**** (4 stars)
Well, that was very curate’s egg… [for those readers too young to know of the Punch cartoon, it signifies ‘good in parts’] – though the audience thought it was all utterly fantastic, and applauded loud and long.
I came to the concert for Nicola Benedetti, not for the music. Last year I marvelled at her technical brilliance, her feeling for the music she played, and loved her warm and friendly personality as she waxed lyrical about the history of the violin and played a succession of staggeringly virtuosic pieces as if she were doing simple beginner’s exercises, all the time beaming radiantly.
This year she came onstage [to another massively warm welcome] as the Director-in-Waiting of the EIF, and as soloist to play the Bruch violin concerto, one of the four great violin concerti [the others being Beethoven, Brahms and Mendelssohn]. It’s certainly impressive – fiendishly virtuosic, technically challenging, and brilliantly played, seemingly effortlessly – which is what I’ve come to expect from this woman who was BBC Young Musician of the Year in 2004.
My dad used to listen to LPs [remember them?] – mostly violin or piano concertos and orchestral music mainly from the Romantic period: not my preferred listening [too loud, too busy, too formless] unless I’m deeply in love in which case it all suddenly makes sense…. But alas, I’m not in love just now, and though I recognised some of the melodies, I wasn’t gripped by the piece though I was fascinated to watch Nicola’s interaction with the orchestra and their conductor, Maxim Emelyanychev.
Of course she was greeted with a storm of applause at the end.

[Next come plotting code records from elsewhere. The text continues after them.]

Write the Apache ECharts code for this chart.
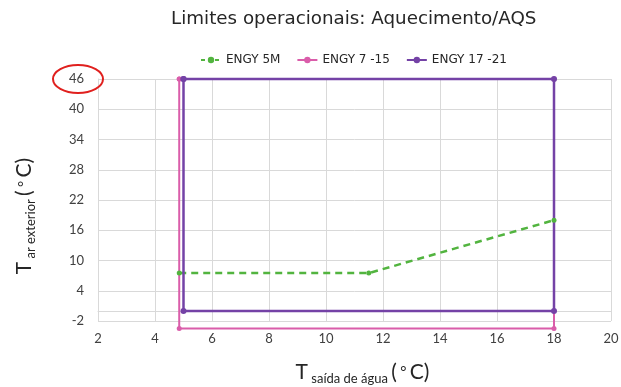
<!DOCTYPE html>
<html>
<head>
<meta charset="utf-8">
<script src="https://cdn.jsdelivr.net/npm/echarts@6/dist/echarts.min.js"></script>
<style>
  html, body { margin: 0; padding: 0; background: #fff; }
  #chart { width: 621px; height: 387px; }
</style>
</head>
<body>
<div id="chart"></div>
<script>
// series names (legend order)
const seriesNames = ['ENGY 5M', 'ENGY 7 -15', 'ENGY 17 -21']

// ENGY 5M envelope (T saída de água, T ar exterior)
const engy5mX = [4.85, 11.5, 18]
const engy5mY = [7.5, 7.5, 18]

// ENGY 7 -15 envelope
const engy715X = [4.85, 4.85, 18, 18, 4.85]
const engy715Y = [46, -3.5, -3.5, 46, 46]

// ENGY 17 -21 envelope
const engy1721X = [5, 18, 18, 5, 5]
const engy1721Y = [46, 46, 0, 0, 46]

// axes
const xMin = 2, xMax = 20, xStep = 2
const yMin = -2, yMax = 46, yStep = 6

const colors = ['#52b43f', '#da5daa', '#7442a6']

function pairs(xs, ys) {
  return xs.map((x, i) => [x, ys[i]])
}

const chart = echarts.init(document.getElementById('chart'))

const gridColor = '#d9d9d9'
const labelColor = '#404040'
const nameRich = {
  big: { fontFamily: 'Lato', fontSize: 21, color: '#262626', lineHeight: 26, verticalAlign: 'middle' },
  deg: { fontFamily: 'Lato', fontSize: 15, color: '#262626', lineHeight: 26, verticalAlign: 'middle' },
  sub: { fontFamily: 'Lato', fontSize: 13, color: '#262626', lineHeight: 12, verticalAlign: 'bottom' }
}

chart.setOption({
  backgroundColor: '#fff',
  animation: false,
  title: {
    text: 'Limites operacionais: Aquecimento/AQS',
    left: 171,
    top: 10,
    padding: 0,
    textStyle: {
      fontFamily: 'DejaVu Sans',
      fontSize: 18.3,
      fontWeight: 'normal',
      color: '#262626'
    }
  },
  legend: {
    data: [
      { name: seriesNames[0], lineStyle: { type: [4, 3] } },
      { name: seriesNames[1] },
      { name: seriesNames[2] }
    ],
    left: 200,
    top: 54,
    padding: 0,
    itemWidth: 20,
    itemHeight: 8,
    itemGap: 16,
    textStyle: {
      fontFamily: 'DejaVu Sans',
      fontSize: 12,
      color: '#262626'
    }
  },
  grid: {
    left: 98,
    right: 10,
    top: 79,
    bottom: 66,
    containLabel: false,
    outerBoundsMode: 'none'
  },
  xAxis: {
    type: 'value',
    min: xMin,
    max: xMax,
    interval: xStep,
    axisLine: { show: true, lineStyle: { color: gridColor, width: 1 } },
    axisTick: { show: false },
    splitLine: { show: true, lineStyle: { color: gridColor, width: 1 } },
    axisLabel: {
      margin: 11,
      fontFamily: 'Lato',
      fontSize: 13,
      color: labelColor
    },
    name: '{big|T} {sub|saída de água} {big|(} {deg|°} {big|C)}',
    nameLocation: 'middle',
    nameGap: 38,
    nameTextStyle: {
      padding: [0, 0, 0, 16],
      rich: nameRich
    }
  },
  yAxis: {
    type: 'value',
    min: yMin,
    max: yMax,
    interval: yStep,
    axisLine: { show: true, lineStyle: { color: gridColor, width: 1 } },
    axisTick: { show: false },
    splitLine: { show: true, lineStyle: { color: gridColor, width: 1 } },
    axisLabel: {
      margin: 14,
      fontFamily: 'Lato',
      fontSize: 13,
      color: labelColor
    },
    name: '{big|T} {sub|ar exterior} {big|(} {deg|°} {big|C)}',
    nameLocation: 'middle',
    nameGap: 61,
    nameTextStyle: {
      padding: [0, 32, 0, 0],
      rich: nameRich
    }
  },
  // red highlight round the top tick label
  graphic: [
    {
      type: 'ellipse',
      shape: { cx: 78, cy: 79, rx: 25, ry: 14 },
      style: { fill: 'none', stroke: '#e0201e', lineWidth: 2 },
      z: 100
    }
  ],
  series: [
    {
      name: seriesNames[0],
      type: 'line',
      data: pairs(engy5mX, engy5mY),
      symbol: 'circle',
      symbolSize: 5,
      clip: false,
      color: colors[0],
      lineStyle: { width: 2.5, type: [7, 5], color: colors[0] },
      itemStyle: { color: colors[0] }
    },
    {
      name: seriesNames[1],
      type: 'line',
      data: pairs(engy715X, engy715Y),
      symbol: 'circle',
      symbolSize: 5,
      clip: false,
      color: colors[1],
      lineStyle: { width: 2, color: colors[1] },
      itemStyle: { color: colors[1] }
    },
    {
      name: seriesNames[2],
      type: 'line',
      data: pairs(engy1721X, engy1721Y),
      symbol: 'circle',
      symbolSize: 6,
      clip: false,
      color: colors[2],
      lineStyle: { width: 2.5, color: colors[2] },
      itemStyle: { color: colors[2] }
    }
  ]
})
</script>
</body>
</html>
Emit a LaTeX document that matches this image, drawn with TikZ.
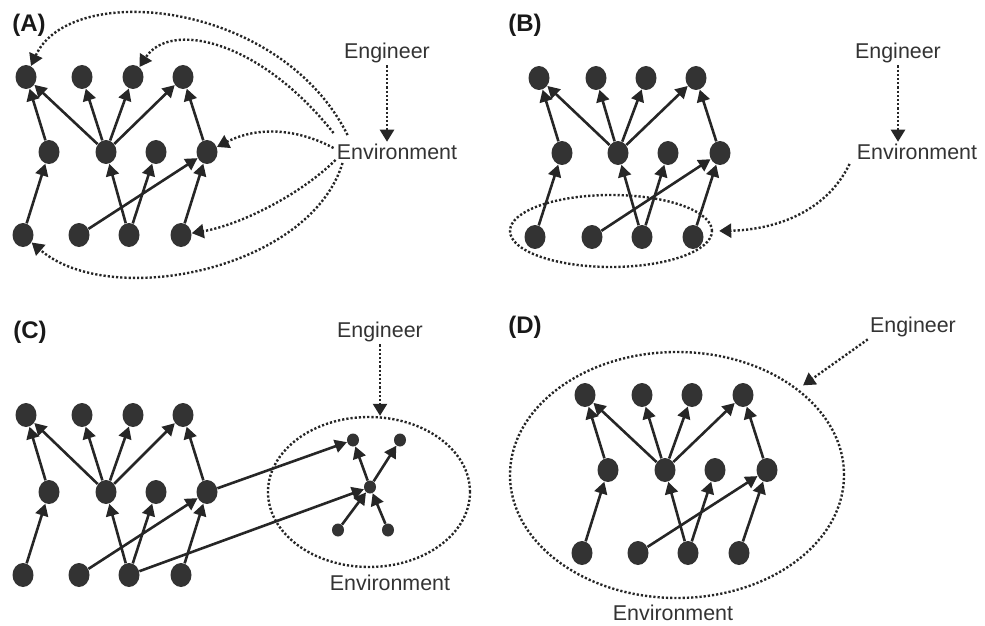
\documentclass[tikz,border=0pt]{standalone}
\usepackage{fontspec}
\setmainfont{Liberation Sans}
\usepackage{xcolor}
\usetikzlibrary{shapes.geometric,arrows.meta}

\tikzset{
  unit/.style={ellipse,fill=black!80,inner sep=0pt,minimum width=10.5pt,minimum height=12pt},
  small/.style={ellipse,fill=black!80,inner sep=0pt,minimum width=6pt,minimum height=6.5pt},
  link/.style={-{Triangle[length=6pt,width=6.5pt]},line width=1.3pt,black!85},
  influence/.style={-{Triangle[length=6pt,width=7pt]},line width=1.2pt,black!85,dash pattern=on 1.1pt off 1pt},
  group/.style={ellipse,draw=black!85,line width=1.2pt,dash pattern=on 1.1pt off 1pt,inner sep=0pt},
  actor/.style={font=\fontsize{10.7}{12}\selectfont,text=black!80,inner sep=1pt},
  panel/.style={font=\fontsize{12}{14}\selectfont\bfseries,text=black!90}
}

\begin{document}
\begin{tikzpicture}[x=0.5pt,y=-0.5pt]
\useasboundingbox (0,0) rectangle (985,626);

% (A)
\node (labA) at (29,25) [panel] {(A)};
\node (a1) at (26,77) [unit] {};
\node (a2) at (82,77) [unit] {};
\node (a3) at (133,77) [unit] {};
\node (a4) at (183,77) [unit] {};
\node (a5) at (49,152) [unit] {};
\node (a6) at (106,152) [unit] {};
\node (a7) at (156,152) [unit] {};
\node (a8) at (207,152) [unit] {};
\node (a9) at (23,235) [unit] {};
\node (a10) at (79,235) [unit] {};
\node (a11) at (129,235) [unit] {};
\node (a12) at (181,235) [unit] {};
\draw [link] (a5) -- (a1);
\draw [link] (a6) -- (a1);
\draw [link] (a6) -- (a2);
\draw [link] (a6) -- (a3);
\draw [link] (a6) -- (a4);
\draw [link] (a8) -- (a4);
\draw [link] (a9) -- (a5);
\draw [link] (a10) -- (a8);
\draw [link] (a11) -- (a6);
\draw [link] (a11) -- (a7);
\draw [link] (a12) -- (a8);
\node (engA) at (387,53) [actor] {Engineer};
\node (envA) at (397,152) [actor] {Environment};
\draw [influence] (engA.south) -- (engA.south |- envA.north);
\draw [influence] ([shift={(13,-17)}]envA.west) .. controls (280,0) and (70,-20) .. (a1);
\draw [influence] ([shift={(-1,-19)}]envA.west) .. controls (260,40) and (170,20) .. (a3);
\draw [influence] ([shift={(-1,-4)}]envA.west) .. controls (300,130) and (260,125) .. (a8);
\draw [influence] ([shift={(1,8)}]envA.west) .. controls (300,195) and (240,225) .. (a12);
\draw [influence] ([shift={(8,11)}]envA.west) .. controls (310,270) and (110,310) .. (a9);

% (B)
\node (labB) at (525,25) [panel] {(B)};
\node (grpB) at (611,231) [group,minimum width=101pt,minimum height=36pt] {};
\node (b1) at (539,78) [unit] {};
\node (b2) at (596,78) [unit] {};
\node (b3) at (646,78) [unit] {};
\node (b4) at (696,78) [unit] {};
\node (b5) at (562,153) [unit] {};
\node (b6) at (618,153) [unit] {};
\node (b7) at (668,153) [unit] {};
\node (b8) at (720,153) [unit] {};
\node (b9) at (535,237) [unit] {};
\node (b10) at (592,237) [unit] {};
\node (b11) at (642,237) [unit] {};
\node (b12) at (693,237) [unit] {};
\draw [link] (b5) -- (b1);
\draw [link] (b6) -- (b1);
\draw [link] (b6) -- (b2);
\draw [link] (b6) -- (b3);
\draw [link] (b6) -- (b4);
\draw [link] (b8) -- (b4);
\draw [link] (b9) -- (b5);
\draw [link] (b10) -- (b8);
\draw [link] (b11) -- (b6);
\draw [link] (b11) -- (b7);
\draw [link] (b12) -- (b8);
\node (engB) at (898,53) [actor] {Engineer};
\node (envB) at (917,152) [actor] {Environment};
\draw [influence] (engB.south) -- (engB.south |- envB.north);
\draw [influence,shorten >=3pt] ([shift={(-5,12)}]envB.west) .. controls (825,215) and (770,230) .. (grpB.east);

% (C)
\node (labC) at (30,332) [panel] {(C)};
\node (grpC) at (369,492) [group,minimum width=101pt,minimum height=75pt] {};
\node (c1) at (26,415) [unit] {};
\node (c2) at (82,415) [unit] {};
\node (c3) at (133,415) [unit] {};
\node (c4) at (183,415) [unit] {};
\node (c5) at (49,492) [unit] {};
\node (c6) at (106,492) [unit] {};
\node (c7) at (156,492) [unit] {};
\node (c8) at (207,492) [unit] {};
\node (c9) at (23,575) [unit] {};
\node (c10) at (79,575) [unit] {};
\node (c11) at (129,575) [unit] {};
\node (c12) at (181,575) [unit] {};
\node (s1) at (353,440) [small] {};
\node (s2) at (400,440) [small] {};
\node (s3) at (370,487) [small] {};
\node (s4) at (338,530) [small] {};
\node (s5) at (388,530) [small] {};
\draw [link] (c5) -- (c1);
\draw [link] (c6) -- (c1);
\draw [link] (c6) -- (c2);
\draw [link] (c6) -- (c3);
\draw [link] (c6) -- (c4);
\draw [link] (c8) -- (c4);
\draw [link] (c9) -- (c5);
\draw [link] (c10) -- (c8);
\draw [link] (c11) -- (c6);
\draw [link] (c11) -- (c7);
\draw [link] (c12) -- (c8);
\draw [link] (c8) -- (s1);
\draw [link] (c11) -- (s3);
\draw [link] (s3) -- (s1);
\draw [link] (s3) -- (s2);
\draw [link] (s4) -- (s3);
\draw [link] (s5) -- (s3);
\node (engC) at (380,332) [actor] {Engineer};
\node (envC) at (390,583) [actor] {Environment};
\draw [influence] (engC.south) -- (engC.south |- grpC.north);

% (D)
\node (labD) at (525,327) [panel] {(D)};
\node (grpD) at (677,475) [group,minimum width=167pt,minimum height=123pt] {};
\node (d1) at (585,395) [unit] {};
\node (d2) at (642,395) [unit] {};
\node (d3) at (692,395) [unit] {};
\node (d4) at (743,395) [unit] {};
\node (d5) at (608,470) [unit] {};
\node (d6) at (665,470) [unit] {};
\node (d7) at (715,470) [unit] {};
\node (d8) at (767,470) [unit] {};
\node (d9) at (582,553) [unit] {};
\node (d10) at (638,553) [unit] {};
\node (d11) at (688,553) [unit] {};
\node (d12) at (739,553) [unit] {};
\draw [link] (d5) -- (d1);
\draw [link] (d6) -- (d1);
\draw [link] (d6) -- (d2);
\draw [link] (d6) -- (d3);
\draw [link] (d6) -- (d4);
\draw [link] (d8) -- (d4);
\draw [link] (d9) -- (d5);
\draw [link] (d10) -- (d8);
\draw [link] (d11) -- (d6);
\draw [link] (d11) -- (d7);
\draw [link] (d12) -- (d8);
\node (engD) at (913,327) [actor] {Engineer};
\node (envD) at (673,613) [actor] {Environment};
\draw [influence,shorten >=3pt] (engD.south west) -- (grpD);
\end{tikzpicture}
\end{document}
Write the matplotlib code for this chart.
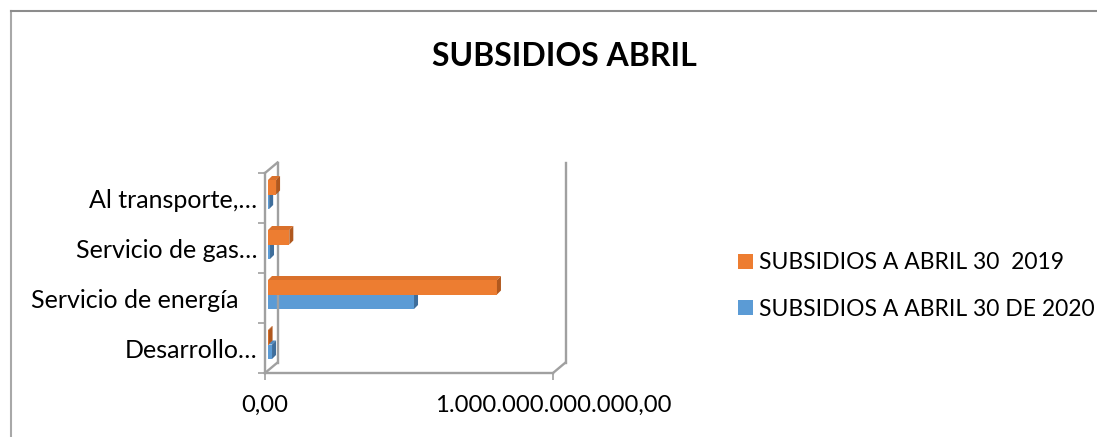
import matplotlib
matplotlib.use("Agg")
import matplotlib.pyplot as plt
import matplotlib.transforms as mtransforms
from matplotlib.lines import Line2D
from matplotlib.patches import Polygon

plt.rcParams['font.family'] = ['Lato', 'DejaVu Sans']

categories = ['Desarrollo…', 'Servicio de energía   ', 'Servicio de gas…', 'Al transporte,…']
subsidios_2019 = [0.002e12, 0.795e12, 0.074e12, 0.028e12]
subsidios_2020 = [0.014e12, 0.507e12, 0.007e12, 0.004e12]
series_labels = ['SUBSIDIOS A ABRIL 30  2019', 'SUBSIDIOS A ABRIL 30 DE 2020']
xtick_values = [0, 1e12]
xtick_labels = ['0,00', '1.000.000.000.000,00']

ORANGE, ORANGE_TOP, ORANGE_SIDE = '#ED7D31', '#D9702B', '#B0581E'
BLUE, BLUE_TOP, BLUE_SIDE = '#5B9BD5', '#4F88BE', '#3F6E9B'
GREY = '#A0A0A0'

W, H = 1097, 437
fig = plt.figure(figsize=(W / 100, H / 100), dpi=100)

# front plane of the 3d box, in pixels
left, right, top, bottom = 265, 553, 173, 373
ax = fig.add_axes([left / W, 1 - bottom / H, (right - left) / W, (bottom - top) / H])
ax.set_xlim(0, 1e12)
ax.set_ylim(-0.5, len(categories) - 0.5)

# bars sit a little behind the front plane
bar_shift = mtransforms.ScaledTranslation(3 / 100, 3.5 / 100, fig.dpi_scale_trans)
bar_trans = ax.transData + bar_shift

h = 0.29
ys = list(range(len(categories)))
px_x = 1e12 / (right - left)
px_y = len(categories) / (bottom - top)
dx, dy = 4 * px_x, 4 * px_y


def draw_series(values, offset, front, top_c, side_c, label, z):
    yc = [y + offset for y in ys]
    bars = ax.barh(yc, values, height=h, color=front, label=label,
                   transform=bar_trans, zorder=z, clip_on=False)
    for y, v in zip(yc, values):
        y0, y1 = y - h / 2, y + h / 2
        ax.add_patch(Polygon([(0, y1), (v, y1), (v + dx, y1 + dy), (dx, y1 + dy)],
                             closed=True, color=top_c, transform=bar_trans,
                             zorder=z, clip_on=False, lw=0))
        ax.add_patch(Polygon([(v, y0), (v + dx, y0 + dy), (v + dx, y1 + dy), (v, y1)],
                             closed=True, color=side_c, transform=bar_trans,
                             zorder=z, clip_on=False, lw=0))
    return bars


b2020 = draw_series(subsidios_2020, -h / 2, BLUE, BLUE_TOP, BLUE_SIDE, series_labels[1], 2)
b2019 = draw_series(subsidios_2019, h / 2, ORANGE, ORANGE_TOP, ORANGE_SIDE, series_labels[0], 3)

# axes / walls
for s in ['top', 'right']:
    ax.spines[s].set_visible(False)
for s in ['left', 'bottom']:
    ax.spines[s].set_color(GREY)
    ax.spines[s].set_linewidth(1.7)

depth = mtransforms.ScaledTranslation(12.5 / 100, 10.5 / 100, fig.dpi_scale_trans)
back = ax.transAxes + depth
lw = 1.7
ax.add_line(Line2D([0, 0], [0, 1], transform=back, color=GREY, lw=lw, clip_on=False))
ax.add_line(Line2D([1, 1], [0, 1], transform=back, color=GREY, lw=lw, clip_on=False))
for (x, y) in [(0, 0), (0, 1), (1, 0)]:
    p0 = ax.transAxes.transform((x, y))
    p1 = back.transform((x, y))
    fig.add_artist(Line2D([p0[0], p1[0]], [p0[1], p1[1]], transform=None,
                          color=GREY, lw=lw))

ax.set_yticks(ys)
ax.set_yticklabels(categories, fontsize=18)
ax.set_yticks([y - 0.5 for y in ys] + [len(ys) - 0.5], minor=True)
ax.tick_params(axis='y', which='major', length=0, pad=5.5)
ax.tick_params(axis='y', which='minor', length=5, width=1.2, color=GREY)
ax.set_xticks(xtick_values)
ax.set_xticklabels(xtick_labels, fontsize=17.2)
ax.tick_params(axis='x', length=5, width=1.2, color=GREY, pad=11)

fig.text(564 / W, 1 - 56 / H, 'SUBSIDIOS ABRIL', ha='center', va='center',
         fontsize=23, fontweight='bold')

fig.legend(handles=[b2019, b2020], labels=series_labels, loc='center left',
           bbox_to_anchor=(738 / W, 1 - 286 / H), frameon=False, fontsize=16.5,
           handlelength=0.65, handleheight=0.65, handletextpad=0.28,
           labelspacing=1.1, borderpad=0, borderaxespad=0)

# chart border
fig.add_artist(Line2D([11 / W, 11 / W], [0, 1 - 11 / H], color='#A8A8A8', lw=1.5))
fig.add_artist(Line2D([11 / W, 1], [1 - 11 / H, 1 - 11 / H], color='#8C8C8C', lw=1.5))

fig.savefig('out.png', dpi=100)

She left the stage but came back, microphone in hand, to thank us for the welcome, remember her feelings coming out to play at last year’s EIF and to express her deep gratitude for the honour that’s been bestowed on her, and promise to do her best to follow in Fergus Linehan’s footsteps.
We were then treated to an encore. She and Maxim Emelyanychev played the Meditation from Massenet’s Thaïs: a simple floating melody over delicate piano arpeggios. This was the high point of my evening – pure beauty, exquisite tone, simply the soul of music reaching straight into our hearts.
The second half of the programme was given over to Tchaikovsky’s Sleeping Beauty ballet music. Maxim Emelyanychev obviously feels this music deep in his soul, and was encouraging the SCO to give their utmost to it. I was enjoying it, recognising ‘the famous bits’ and appreciating the way the music kept moving and had life in it, even in the famously slow Rose Adagio. The melodies soared out, the tension built and eased, the complex, subtle orchestration was a delight. It seemed we’d reached the climax and it was all over: but no, the orchestra re-tuned and off they went again, starting with a ‘here we are out hunting having a jolly time’ section, and wandering into pastures new to me, without [to me] much obvious shape or tune.
This obviously wasn’t the view of the rest of the audience. Applause greeted the end of various sections and was loud and prolonged at the end of the final section: either they know the music a lot better than I do or they, like me, were very glad that it was over and time to go home.
I’m obviously a philistine, or simply more at home with music from the Baroque and Classical periods. The playing was brilliant playing, orchestra and audience had a splendid time: maybe I needed some ballet dancers on stage to make it come alive for me.
Edinburgh International Festival, Nicola Benedetti and the Scottish Chamber Orchestra, Usher Hall, Run ended.